European statistics. European house price and other economic statistics vary in quality. It is often a surprise to non-Europeans to discover that swathes of this rich, highly developed continent are not covered by good housing statistics.

Northern European countries have generally good house price time-series. In particular, all the Scandinavian countries generate excellent house price statistics. In the Baltics the situation is improving rapidly. Latvia generates an official annual house price time-series, and the realtor Latio publishes a monthly index. Lithuania has no official house price or rents time-series, but the firm Inreal publishes annual prices and rents for Vilnius for a few years. Estonia has high-quality housing statistics, generated by the Statistical Office of Estonia (SOE). Data on house prices, house sales and construction activities, as well as general economics statistics are all available from the SOE.

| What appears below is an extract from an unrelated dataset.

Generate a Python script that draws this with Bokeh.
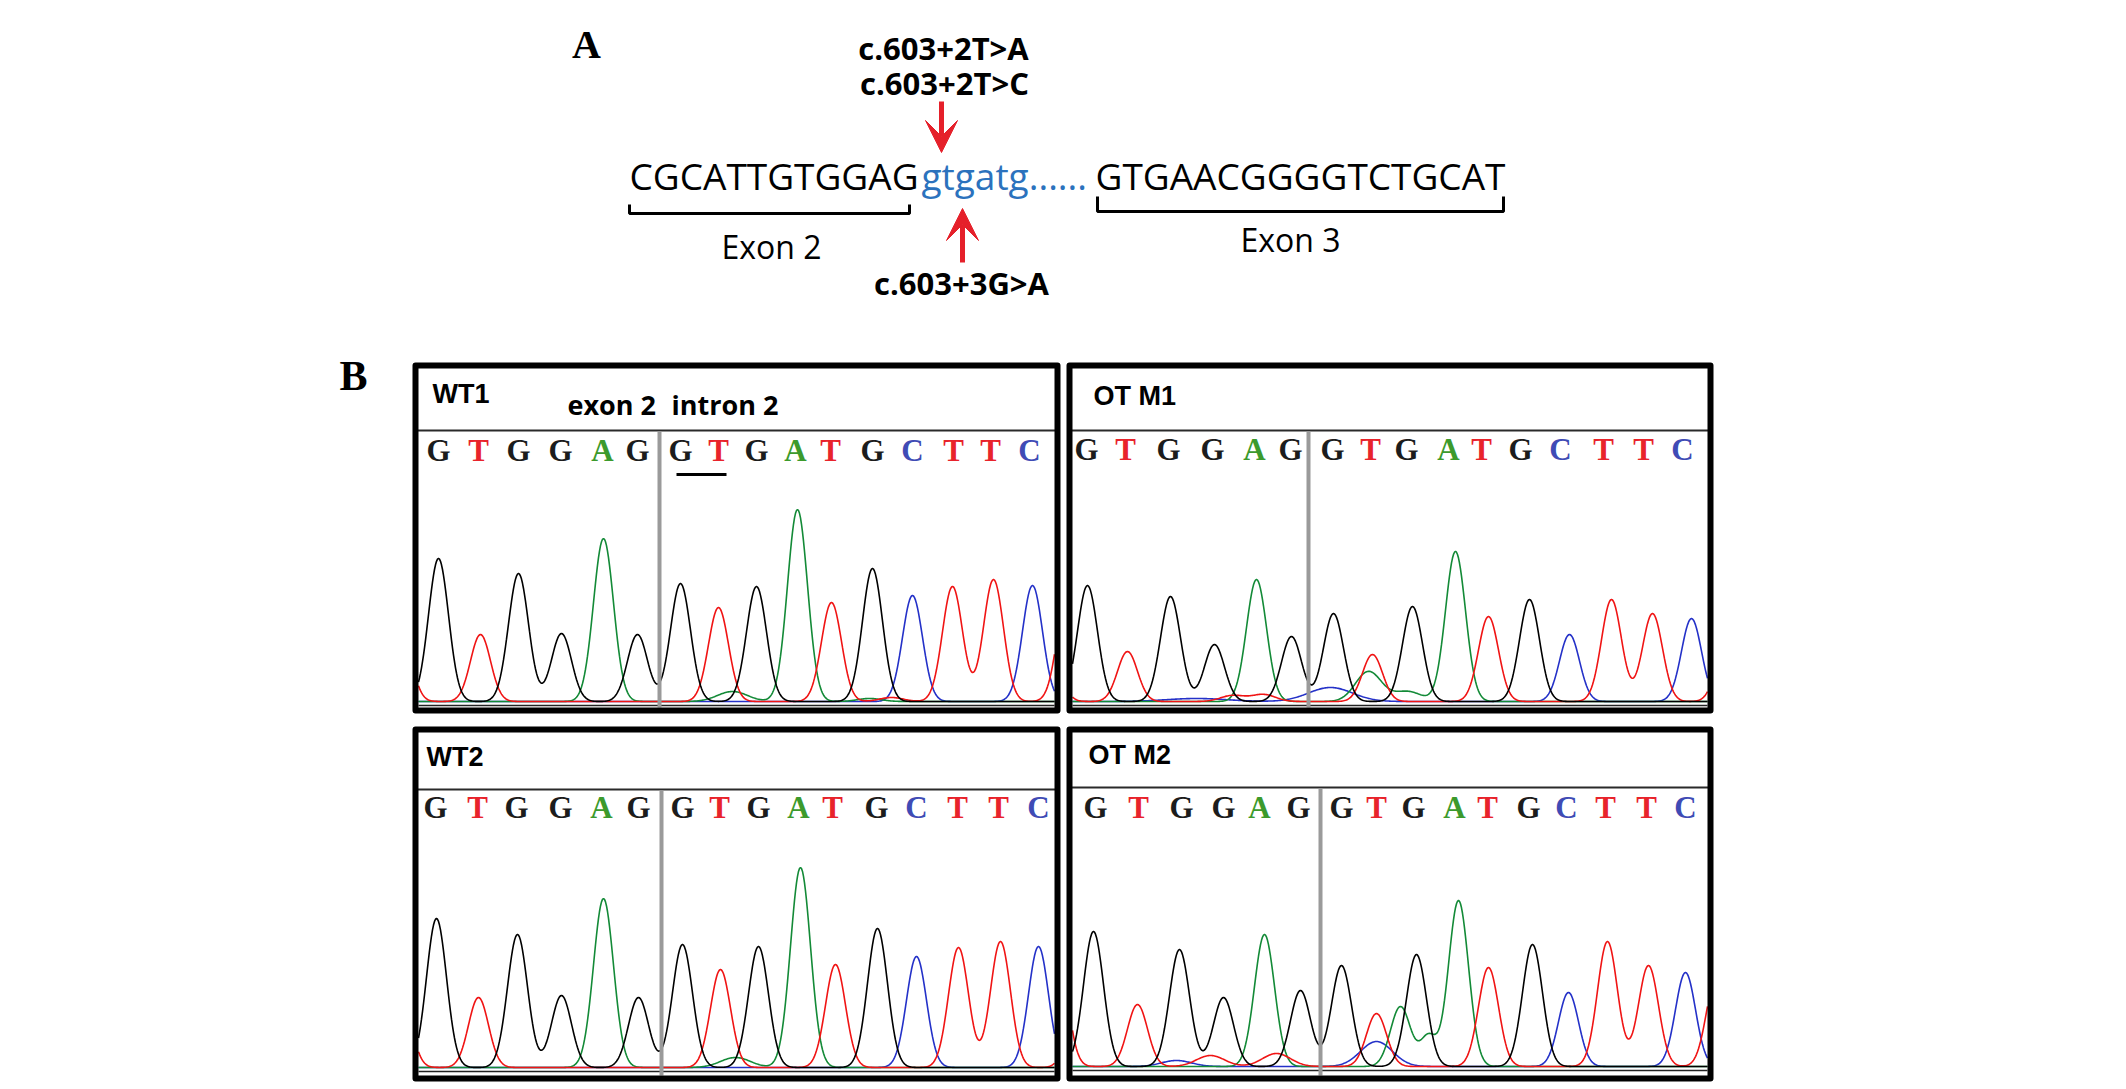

Central Europe is mixed. German house price statistics are weak. France has very good statistics, the Netherlands has good data, Belgium and Austria have acceptable data. Spain has made giant strides, Portugal is weaker.

Southern Europe tends to have weak statistical data. There is a particular lack of housing statistics in Italy, Greece, and Turkey (though Italy has some private, for-sale, data generators).

Statistics in Eastern Europe are weak. Efforts are being made to change this, for instance Bulgaria began publishing a house price time-series in 2006. Aside from this, the Czech Republic has an official index, and in Poland, REAS Konsulting produces a for-sale index.